Mr. Lewis commented, “I look forward to serving as Chairman of Flagstar and to working with Mike and the entire Board and management team as we position Flagstar for long-term success.”

About Mr. Tierney

Michael J. Tierney has served as Executive Vice President and Managing Director, Personal Financial Services, at Flagstar since February 2011. He has more than 33 years of experience in retail, consumer, and commercial banking in Michigan and throughout the Midwest, most recently as President and Chief Executive Officer of the Bluewater Bank Group, an investment group formed to purchase Michigan banks. Prior to that, Mr. Tierney was the President and Chief Executive Officer for Peoples State Bank, and was also the Senior Vice President and Managing Director for Midwest Business Banking at Chase. Mr. Tierney began his career at Comerica Bank, where he served for 28 years in various senior leadership roles, most notably as Senior Vice President, Personal Financial Services, where he oversaw 256 Michigan branches and was responsible for more than $13.5 billion in small business and consumer deposits. Mr. Tierney holds a B.S. in Finance from Central Michigan University and an MBA from the University of Detroit.

About Mr. Lewis

John D. Lewis is currently the Managing Director of Donnelly Penman & Partners. He previously spent 36 years at Comerica before retiring as Vice Chairman in 2006. During his tenure, Mr. Lewis served as a Director of Comerica Incorporated and Comerica Bank, and a


member of Comerica’s Management Policy Committee and Management Council. Mr. Lewis was instrumental in building and expanding Comerica’s presence in Michigan, Florida, California and Texas. As Director of Corporate Planning and Development in the early 1980s, he was one of the key leaders on the team that identified and successfully negotiated five acquisitions in Michigan, expanding Comerica’s presence beyond the Detroit metropolitan area. Later, through the mid-1990s, as Director of Affiliate Banking, he led the team that completed more than 30 mergers and acquisitions, establishing Comerica’s footprint in the high growth markets of Florida, Texas and California. Mr. Lewis holds a Bachelor of Science degree from the University of Dayton, and a M.B.A. from the University of Detroit. He also attended the University of Michigan Graduate School of Banking.

About Flagstar

Flagstar Bancorp, Inc. (NYSE: FBC) is the holding company for Flagstar Bank, a full-service financial institution offering a range of products and services to consumers, businesses, and homeowners. With $14.4 billion in total assets at June 30, 2012, Flagstar is the largest publicly held savings bank headquartered in the Midwest and the largest financial institution headquartered in Michigan. As of June 30, 2012, Flagstar operated 111 branches in Michigan, 30 home loan centers in 13 states, and a total of four commercial banking offices in Massachusetts, Connecticut, and Rhode Island. Flagstar originates loans nationwide and is one of the leading originators of residential first mortgage loans in the country. For more information, please visit flagstar.com.

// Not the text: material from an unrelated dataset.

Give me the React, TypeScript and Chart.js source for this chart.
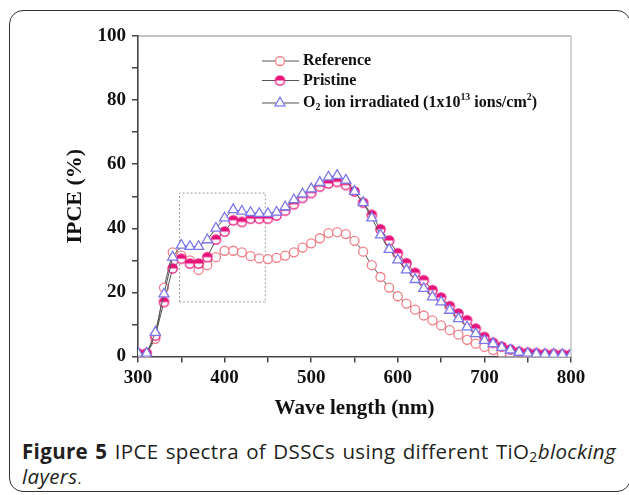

Forward Looking Statements

This press release contains “forward-looking statements” within the meaning of the Private Securities Litigation Reform Act of 1995, as amended. Forward-looking statements, by their nature, involve estimates, projections, goals, forecasts, assumptions, risks and uncertainties that are difficult to predict and could cause actual results or outcomes to differ materially from those expressed in a forward-looking statement. Forward-looking statements contained in this press release and any information related to expectations about future events or results are based upon information available to the Company as of the date hereof. Forward-looking statements can be identified by such words as “anticipates,” “intends,” “plans,” “seeks,” “believes,” “expects”, “estimates,” and similar references to future periods. Examples of forward-looking statements include, but are not limited to, statements made regarding the Company’s results of operations, current expectations, plans or forecasts of core business drivers, credit related costs, asset quality, capital adequacy and liquidity, the implementation of the Company’s business plan and growth strategies, and other similar matters. Although we believe that these forward-looking statements are based on reasonable estimates and assumptions, they are not guarantees of future performance and are subject to known and unknown risks, uncertainties, contingencies, and other factors. Accordingly, we cannot give you any assurance that our expectations will in fact occur or that actual results will not differ materially from those expressed or implied by such forward-looking statements. We caution you not to place undue reliance on any forward-looking statement and to consider all of the following uncertainties and risks, as well as those more fully discussed in the Company’s filings with the Securities and Exchange Commission (“SEC”), including, but not limited to, our Forms 10-K and 10-Q: volatile interest rates that impact, among other things, the mortgage banking business, our ability to originate loans and sell assets at a profit, prepayment speeds and our cost of funds; changes in regulatory capital requirements or an


inability to achieve or maintain desired capital ratios; actions of mortgage loan purchasers, guarantors and insurers regarding repurchases and indemnity demands and uncertainty related to foreclosure procedures; uncertainty regarding pending and threatened litigation; our ability to control credit related costs and forecast the adequacy of reserves; and the imposition of regulatory enforcement actions against us. Except to the extent required under the federal securities laws and the rules and regulations promulgated by the SEC, the Company undertakes no obligation to update any such statement to reflect events or circumstances after the date on which it is made.